ROME - The Red Sox were down three games to one in the playoffs against Cleveland the night we left for Rome. My husband, Brian, was excited about the trip - our first to Europe - but disappointed that he would miss part of the American League Championship Series and (knock on wood) the World Series. Brian flicked through the Air France television offerings in search of the game, with no luck.
On our layover at Charles de Gaulle Airport, a ripple passed through the customs line. Someone was talking about the Red Sox. Josh Beckett had done it. The Sox were still alive.
Saturday morning we ventured out into ancient Rome. Brian was wearing a Red Sox windbreaker that he has had for as long as I've known him. We were at the Forum when it happened first. "Hey, Red Sox!" A woman stopped Brian. "Do you know how they did?" she asked. Brian smiled, a little surprised, as he shared the good news. They had beaten Cleveland, 7-1. "Great, thanks!" she replied, and we heard her telling her family the score as we walked away.
Across the street at the Colosseum, we were about to climb an interior staircase when a woman ran up to us. Again, the same excited question: "Do you know how they did?" Not 20 minutes later, Brian was stopped again, this time by a family from Cleveland. Brian was besieged by at least five more fans before we left the Colosseum.
Sunday morning, using the spotty wireless connection at our bed-and breakfast, we logged onto redsox.com to see more good news: Curt Schilling, J.D. Drew, a 12-2 victory, and a forced Game 7. By the end of the day, we had lost track of the number of people who had asked for details. Some fans were forward, placing a hand on Brian's arm, treating him like a beacon from home. Others were a bit shy, like the guy in a Stonehill College sweatshirt who said, "Excuse me, do you mind if I ask . . . do you know how they did?" He pumped his fist silently at the answer. We ran into one couple twice. "I'm so glad we ran into you again," the woman said. "Hope to see you tomorrow!"
Near the Pantheon, a middle-aged couple hopped off a Vespa and pulled off their helmets. They razzed Brian about his jacket and his team: Yankee fans.
At the Piazza Navona, a woman from Norton nearly sprinted over looking for news. "Game 7 tonight," Brian said. "We're gonna win, I know it!" the woman proclaimed.
Red Sox fans were everywhere. They were at the Trevi Fountain tossing pennies over their shoulders, waiting in line for gelato, climbing the Spanish Steps. When we checked online Monday morning to discover that the Sox were headed to the World Series, it was as much for the fans we knew we would run into that day as it was for ourselves. Brian had become a Red Sox Nation ambassador, an envoy spreading the good word in a foreign land. He was duty bound to know the score.

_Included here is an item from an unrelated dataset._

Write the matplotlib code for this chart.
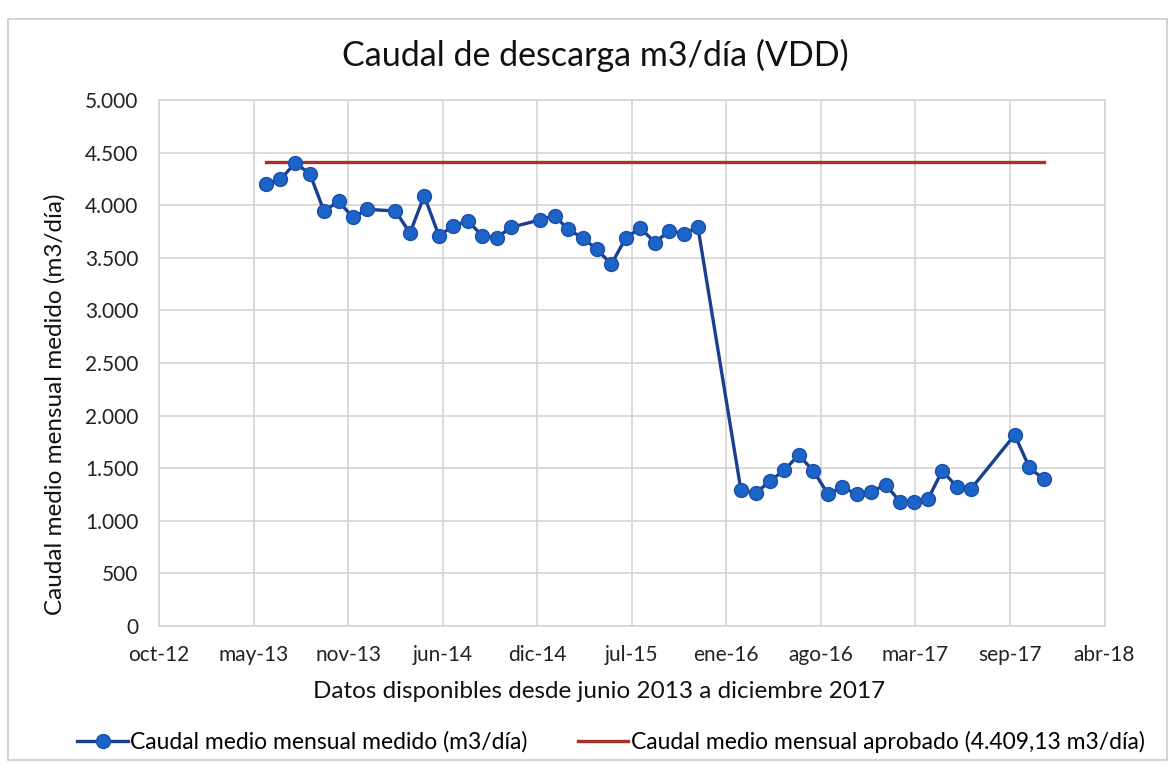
import matplotlib.pyplot as plt
import matplotlib.dates as mdates
import numpy as np
from datetime import date, timedelta

# meses con dato (faltan feb-14, dic-14, ene-16, feb-16, ago-17, sep-17)
meses = ["2013-06", "2013-07", "2013-08", "2013-09", "2013-10", "2013-11", "2013-12",
         "2014-01", "2014-03", "2014-04", "2014-05", "2014-06", "2014-07", "2014-08",
         "2014-09", "2014-10", "2014-11", "2015-01", "2015-02", "2015-03", "2015-04",
         "2015-05", "2015-06", "2015-07", "2015-08", "2015-09", "2015-10", "2015-11",
         "2015-12", "2016-03", "2016-04", "2016-05", "2016-06", "2016-07", "2016-08",
         "2016-09", "2016-10", "2016-11", "2016-12", "2017-01", "2017-02", "2017-03",
         "2017-04", "2017-05", "2017-06", "2017-07", "2017-10", "2017-11", "2017-12"]
caudal = [4200, 4245, 4400, 4300, 3945, 4035, 3885,
          3960, 3945, 3735, 4090, 3710, 3800, 3850,
          3710, 3690, 3790, 3860, 3900, 3770, 3690,
          3580, 3440, 3685, 3785, 3645, 3755, 3730,
          3790, 1290, 1262, 1375, 1483, 1625, 1476,
          1255, 1318, 1255, 1274, 1343, 1179, 1179,
          1210, 1476, 1320, 1305, 1816, 1508, 1394]
aprobado = 4409.13

eje_inicio = date(2012, 10, 17)
paso_dias = 200
etiquetas_x = ["oct-12", "may-13", "nov-13", "jun-14", "dic-14", "jul-15",
               "ene-16", "ago-16", "mar-17", "sep-17", "abr-18"]

plt.rcParams['font.family'] = ['Lato', 'DejaVu Sans']

fechas = [date(int(m[:4]), int(m[5:]), 1) for m in meses]
x = mdates.date2num(fechas)

fig = plt.figure(figsize=(11.75, 7.69), dpi=100)
ax = fig.add_axes([0.1353, 0.186, 0.8047, 0.684])

ax.plot(x, caudal, color="#1B3F8F", linewidth=2.4, marker="o", markersize=10,
        markerfacecolor="#1D64C8", markeredgecolor="#1B4FA8", markeredgewidth=1,
        label="Caudal medio mensual medido (m3/día)", zorder=3)
ax.plot([x[0], x[-1]], [aprobado, aprobado], color="#A8322A", linewidth=2.4,
        label="Caudal medio mensual aprobado (4.409,13 m3/día)", zorder=2)

ticks = [mdates.date2num(eje_inicio + timedelta(days=paso_dias * i)) for i in range(len(etiquetas_x))]
ax.set_xticks(ticks)
ax.set_xticklabels(etiquetas_x)
ax.set_xlim(ticks[0], ticks[-1])

ax.set_ylim(0, 5000)
yt = np.arange(0, 5001, 500)
ax.set_yticks(yt)
ax.set_yticklabels([f"{v:,.0f}".replace(",", ".") for v in yt])

ax.grid(True, color="#D4D4D4", linewidth=1.2)
ax.set_axisbelow(True)
for s in ax.spines.values():
    s.set_color("#D4D4D4")
    s.set_linewidth(1.2)
ax.tick_params(length=0, labelsize=15, colors="#222222")
ax.tick_params(axis="y", pad=15)
ax.tick_params(axis="x", pad=14)

fig.text(0.507, 1 - 55 / 769, "Caudal de descarga m3/día (VDD)", fontsize=24.5,
         ha="center", va="center", color="#111111")
fig.text(55 / 1175, 1 - 404 / 769, "Caudal medio mensual medido (m3/día)", fontsize=17.5,
         rotation=90, ha="center", va="center", color="#111111")
fig.text(599 / 1175, 1 - 692 / 769, "Datos disponibles desde junio 2013 a diciembre 2017",
         fontsize=17.5, ha="center", va="center", color="#111111")

fig.legend(loc="center", bbox_to_anchor=(611 / 1175, 1 - 742 / 769), ncol=2, frameon=False,
           fontsize=16.5, handlelength=2.2, columnspacing=2.2, handletextpad=0.1,
           borderpad=0, borderaxespad=0)

fig.patches.append(plt.Rectangle((0.007, 0.012), 0.986, 0.963, transform=fig.transFigure,
                                 fill=False, edgecolor="#CCCCCC", linewidth=1.2))

fig.savefig("out.png", dpi=100)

There were even fans at the Vatican. Outside, a group of people hooted and pumped their arms in the air shouting, "Yeah, Red Sox," as they passed. In Saint Peter's Basilica, in front of Michelangelo's "Pieta," two older fans hooted a quiet cheer. And for the duration of the Vatican tour, our guide called us simply "Red Sox."
At first we were surprised at the number of people in Rome who cared about the team. But if Rome is the Eternal City, then maybe the Sox are the Eternal Team. They inspire love and loyalty - and loathing - that runs so deep, fans carry it with them wherever they go.